There’s a fungus among us—and it could invade our homes. But that’s nothing to worry about.
K5 Furniture in Melbourne commissioned the design department at nearby Monash University to craft furnishings from fungus as part of the company’s push to create inventive sustainable goods made in Australia. The result? Phenomenal Fungi, a collection of lighting fixtures, wall tiles and space dividers crafted from mycelium, the subterranean network of single-cell fungal threads that grow into mushrooms.
Don’t expect to see shroom caps dotting these 100% biodegradable indoor objects. They do, however, have a decidedly organic look that reflects how different pieces of material made from mycelium vary in hue and texture even when they’re all grown in the same conditions.
“Most of the time, they feel velvety,” Gyungju Chyon, director of spatial design at Monash and lead on the project, said of the items, speaking in an email interview. “Some of them feel like human skin, and some feel leathery.”
The eight-piece Phenomenal Fungi collection made the longlist in the consumer sustainable design category for the 2023 Dezeen Awards run by online architecture and design magazine Dezeen. Winners will be announced in November.
To create the prototypes, the interdisciplinary Monash team mixed mycelium spawn with organic waste the fungi could use as nutrients, such as rice husks, charcoal, wood chips, used coffee grounds and discarded textiles. Once they’d created favorable growing conditions for their mycelium, they cultivated it in a lab in temperatures between 68 degrees and 80 degrees Fahrenheit.
“One of the exciting characteristics of mycelium is that the texture and colors vary depending on their growing temperature and substrates,” said Chyon, whose work explores the relationship between design and the environment, with an emphasis on natural, living materials.

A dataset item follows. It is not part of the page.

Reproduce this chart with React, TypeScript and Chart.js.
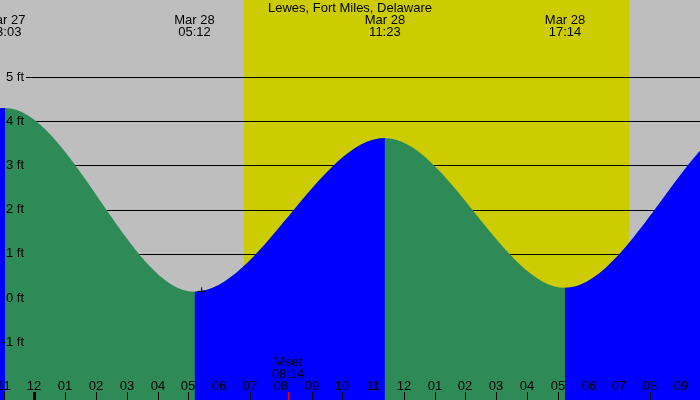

After the Monash designers grew hunks of mycelium, they shaped it by placing it into molds made from foam or, in one case, reused fabric. “In this case, the textile was both the form and substrate,” Chyon said. They then baked the structures at 194 degrees Fahrenheit to prevent the mycelium from growing further.
“The mycelium design prototypes are visually captivating and innovative,” K5 Furniture CEO and founder Erna Walsh said in an email. The Monash team wants to advance their fungi furniture beyond the prototype phase, according to Chyon, and is currently looking for a manufacturer.
More and more furniture designers are turning to sustainable materials to reduce the amount of furniture that increasingly clogs landfills, due in part to popular “fast furniture” made from low-quality, non-recyclable materials. There’s also a health component. Furniture constructed from wood and textiles emits harmful compounds such as formaldehyde from glues, dyes and surface treatments for fire protection.
“Mycelium, on the other hand, is naturally fire-resistant, water-resistant, and microbe-resistant and also has naturally great acoustic performance,” according to a statement from the Victorian Premiers Design Awards, which named Phenomenal Fingi as a finalist last year. “Because of these natural properties, the surface of the mycelium furniture does not need chemical treatments. Thus, it is much healthier for both the environment and humans during its lifespan.”
But for all its benefits, sustainable furniture still battles the perception that it isn’t as stylish or modern as its non-sustainable counterparts, according to my fellow Forbes contributor Mikayel Aslanyan. That’s changing, Aslanyan says, as more consumers familiarize themselves with the range of products made from sustainable or recycled materials. These days, those can mean anything from tables and chairs made entirely of cardboard to shelves made from scavenged red sports cars.
K5 introduced the mycelium furniture pieces to the design and architecture sectors last fall at an exhibit titled Metanoia+. Metanoia means to change ones mind and gain a new perspective, something K5 hopes will happen when it comes to products designed with new eco-friendly materials.
“With education, open minds, quality design and an increasing demand for non-standardized products, the future of fungi design is bright,” K5 said. “It is precisely the type of material we need to be open to for a future that genuinely works to minimize waste.”